Albert Serra regala una dosis de cine superlativo en su documental taurino ganador de la Concha de oro en San Sebastián
La verdad no es un concepto abstracto, es un toro que te embiste y al que solo puedes enfrentar con temple. En Tardes de soledad, Albert Serra lo sabe como ninguno y lo filma mejor que nadie.
La tauromaquia, como el cine, es cuestión de mirada, de tiempo, de saber cuándo dar el paso al frente y cuándo dejarse llevar por el destino.
Miles de decisiones son tomadas en milésimas de segundo por los toreros; los matadores agarran el compás del tiempo y colocan sus pasos en el baile con la muerte de la mejor forma posible: la verdadera. Porque no hay trampa ni engaño en una faena.

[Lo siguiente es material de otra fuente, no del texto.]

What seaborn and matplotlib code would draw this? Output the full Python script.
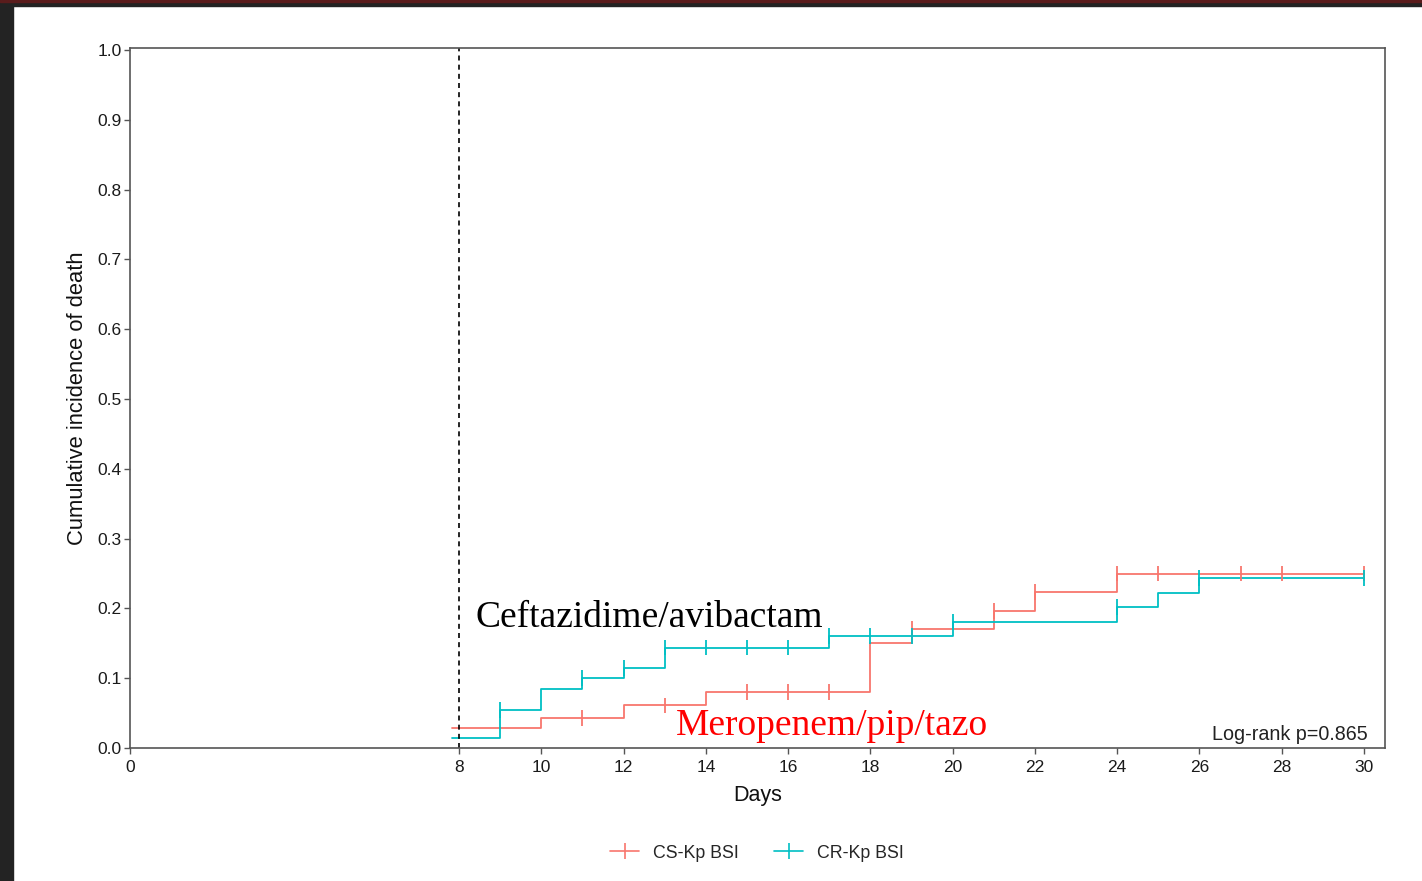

Hay dolor, sangre, belleza, arte y duelo; y son indivisibles. En el documental del director de Pacifiction esto se entiende perfectamente y la mirada se vuelve absolutamente sincera. El taurino verá belleza, color, estilo y poesía en la arena y el antitaurino muerte y dolor. Ambas miradas tienen verdad, pero solo una parte de esta.
La verdad en el cine
Serra coloca la cámara en sitios donde nunca ha estado antes. Es una obra revolucionaria en escena y mensaje. La verdad del filme atraviesa la pantalla y el espectador solo puede rendirse ante lo que sus ojos ven. Yo he visto un baile entre el toro y el humano: dos elementos increíblemente bellos de la existencia, dos incomprendidos y solitarios sujetos que se encuentran en un baile para matarse.
Sin uno no existiría el otro y el cineasta catalán así lo plasma desde la secuencia que abre la película en la que el toro de lidia respira, bravo, en la dehesa y mira al espectador que es cómplice de la extraña belleza que tendrá su muerte.

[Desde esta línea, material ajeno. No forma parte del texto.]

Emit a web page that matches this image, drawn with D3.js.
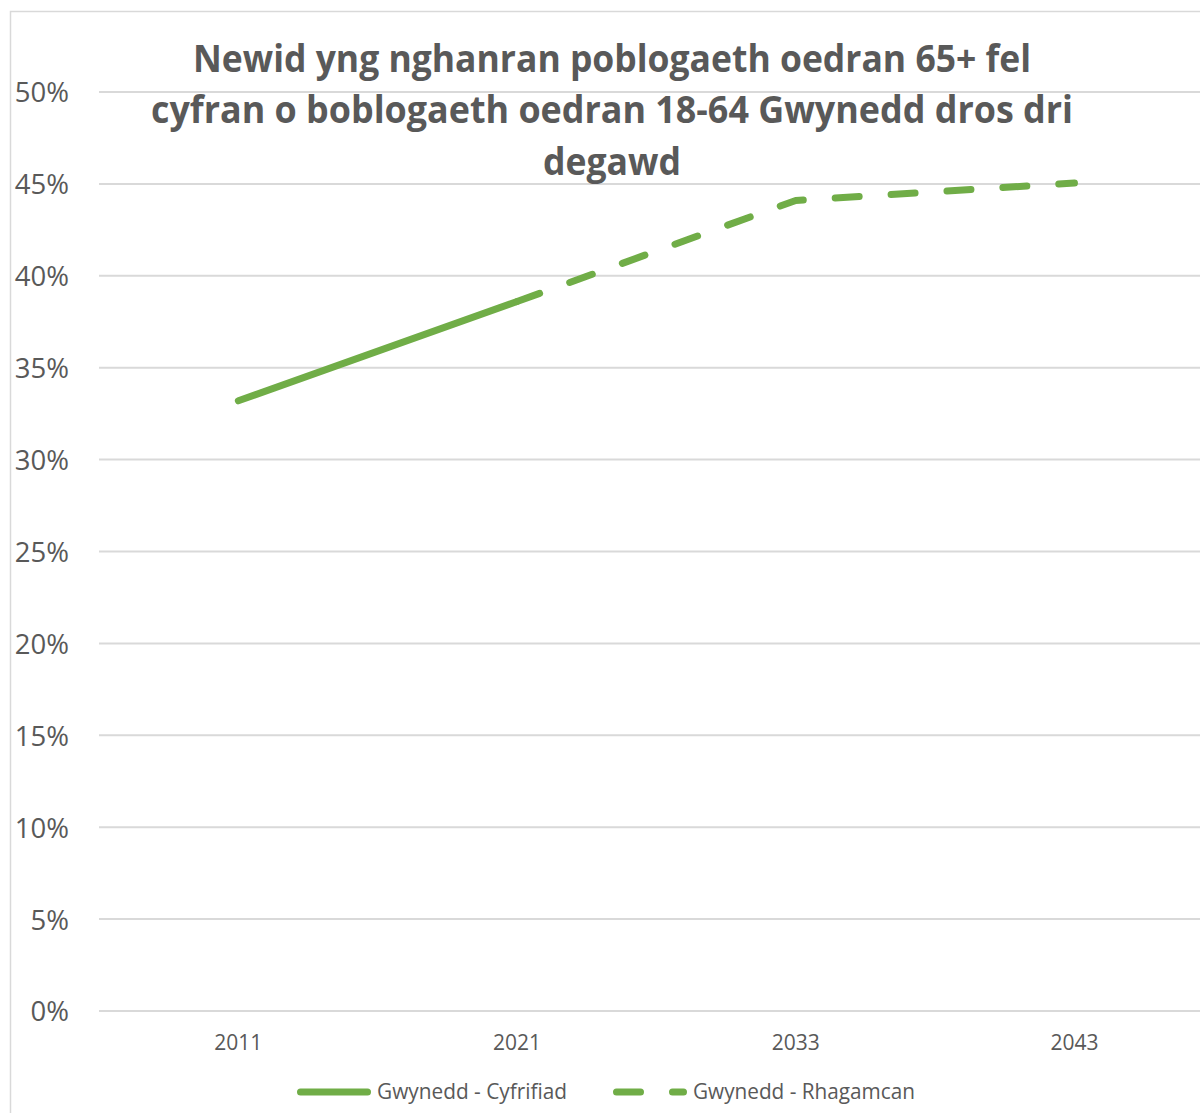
<!DOCTYPE html>
<html><head><meta charset="utf-8">
<script src="https://cdn.jsdelivr.net/npm/d3@7"></script>
<style>body{margin:0;background:#fff}svg{display:block}</style>
</head><body>
<svg id="c" width="1200" height="1113"></svg>
<script>
const years = ["2011","2021","2033","2043"];
const censusValues = [0.332, 0.386, null, null];
const projectionValues = [null, 0.386, 0.441, 0.4505];
const yTicks = [0,0.05,0.10,0.15,0.20,0.25,0.30,0.35,0.40,0.45,0.50];
const titleLines = ["Newid yng nghanran poblogaeth oedran 65+ fel","cyfran o boblogaeth oedran 18-64 Gwynedd dros dri","degawd"];
const seriesNames = ["Gwynedd - Cyfrifiad","Gwynedd - Rhagamcan"];

const svg = d3.select("#c");
const grey = "#595959", green = "#70AD47", gridC = "#D9D9D9";
const font = "'Open Sans', sans-serif";

// chart border
svg.append("rect").attr("x",10.5).attr("y",11.5).attr("width",1250).attr("height",1200)
  .attr("fill","none").attr("stroke",gridC).attr("stroke-width",1.5);

const x = d3.scaleBand().domain(years).range([99, 99+4*278.7]);
const y = d3.scaleLinear().domain([0,0.5]).range([1011, 92]);

// gridlines
svg.append("g").selectAll("line").data(yTicks).join("line")
  .attr("x1",99).attr("x2",1200).attr("y1",d=>y(d)).attr("y2",d=>y(d))
  .attr("stroke",gridC).attr("stroke-width",2);

// y axis
const yAxis = d3.axisLeft(y).tickValues(yTicks).tickFormat(d3.format(".0%")).tickSize(0).tickPadding(0);
const ya = svg.append("g").attr("transform","translate(69,0)").call(yAxis);
ya.select(".domain").remove();
ya.selectAll("text").attr("fill",grey).attr("font-family",font).attr("font-size",27.5).attr("dy","0.36em");

// x axis
const xAxis = d3.axisBottom(x).tickSize(0).tickPadding(0);
const xa = svg.append("g").attr("transform","translate(0,1050)").call(xAxis);
xa.select(".domain").remove();
xa.selectAll("text").attr("fill",grey).attr("font-family",font).attr("font-size",21).attr("dy",0);

// lines
const line = d3.line().defined(d=>d.v!=null).x(d=>x(d.k)+x.bandwidth()/2).y(d=>y(d.v));
svg.append("path").datum(years.map((k,i)=>({k,v:censusValues[i]})))
  .attr("d",line).attr("fill","none").attr("stroke",green).attr("stroke-width",7).attr("stroke-linecap","round");
svg.append("path").datum(years.map((k,i)=>({k,v:projectionValues[i]})))
  .attr("d",line).attr("fill","none").attr("stroke",green).attr("stroke-width",7).attr("stroke-linecap","round")
  .attr("stroke-linejoin","round").attr("stroke-dasharray","24,32");

// title
const widths = [838, 922, 138];
const baselines = [72, 123, 175];
svg.append("g").selectAll("text").data(titleLines).join("text")
  .attr("x",612).attr("y",(d,i)=>baselines[i]).attr("text-anchor","middle")
  .attr("font-family",font).attr("font-weight","bold").attr("font-size",37).attr("fill",grey)
  .attr("textLength",(d,i)=>widths[i]).attr("lengthAdjust","spacingAndGlyphs")
  .text(d=>d);

// legend
const lg = svg.append("g");
lg.append("line").attr("x1",300.5).attr("x2",367.5).attr("y1",1092).attr("y2",1092)
  .attr("stroke",green).attr("stroke-width",7).attr("stroke-linecap","round");
lg.append("text").attr("x",377).attr("y",1092).attr("dy","0.35em").attr("font-family",font)
  .attr("font-size",21).attr("fill",grey).attr("textLength",190).attr("lengthAdjust","spacingAndGlyphs").text(seriesNames[0]);
lg.append("line").attr("x1",616.5).attr("x2",683.5).attr("y1",1092).attr("y2",1092)
  .attr("stroke",green).attr("stroke-width",7).attr("stroke-linecap","round").attr("stroke-dasharray","24,32");
lg.append("text").attr("x",693).attr("y",1092).attr("dy","0.35em").attr("font-family",font)
  .attr("font-size",21).attr("fill",grey).attr("textLength",222).attr("lengthAdjust","spacingAndGlyphs").text(seriesNames[1]);
</script>
</body></html>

Serra captura el ritual del torero Andrés Roca Rey en su absoluta desnudez: sin público, sin oropeles, solo el hombre y la bestia en un coso que se convierte en limbo. El toro, con su embestida violenta pero pura, es la encarnación del tiempo que nos devora.

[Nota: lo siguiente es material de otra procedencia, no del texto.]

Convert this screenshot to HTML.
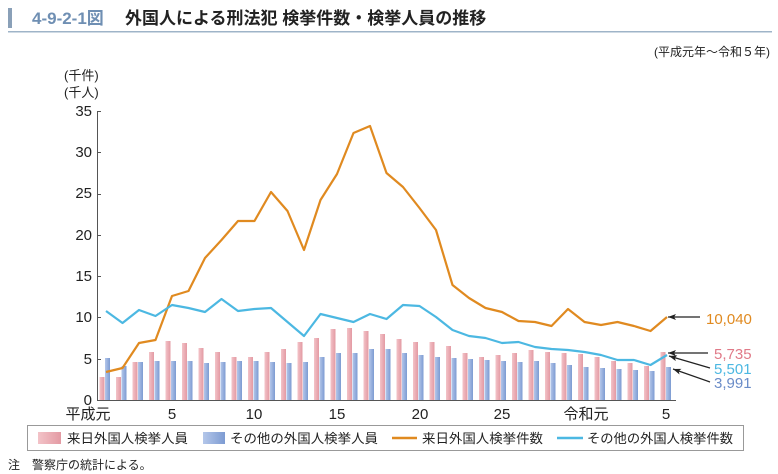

Y Roca Rey, con su estoque y su capote, es el artista que intenta darle forma a ese caos. Es el hombre que enfrenta las tardes de soledad que se alimentan de su alma en un tiempo que ha regalado a su oficio. Porque lo que hace «es verdad».
Así se lo recuerda su cuadrilla tras cada oreja cortada, tras cada cogida, tras cada paso bien dado. Al matador no le valen los aplausos y el cariño de las plazas. Con su mirada busca al toro, solo se comprenden ellos -y tal vez Serra en algunos momentos-. Son los únicos que entienden la verdad de las imágenes, el precio de lo que es bello y la muerte como rutina.
La imagen documental no es tramposa. Duele, emociona, sangra e hipnotiza. Es un regalo e cine honesto: porque si no lo fuera, no valdría la pena.
La película, como una faena lenta y ceremoniosa, se compone de gestos mínimos, de silencios que pesan como una plaza vacía después del triunfo o la tragedia.
La cuadrilla murmura, se ríe, celebra la muerte, manda al diablo y lava las heridas de su héroe. Un héroe que no es colocado como tal ni por él, ni por el toro, ni por el cine. Es más bien un antihéroe, una suerte de toro dado la vuelta, un inadaptado. Un extraterrestre cargado de dolor y con el don de torear la vida y salir a hombros con la muerte.
Serra, como un matador en el último tercio, lleva su cine al límite de la abstracción: imágenes que se mueven entre la pintura de Ribera y el documental etnográfico, entre el realismo y el sueño. Hay sangre, hay arena, hay miradas que lo dicen todo. Y cuando el acero se hunde, el silencio es tan absoluto que uno entiende que, al final, solo importa lo que se ha hecho.
Porque lo que se ha hecho es verdad. Y la verdad es lo único que queda.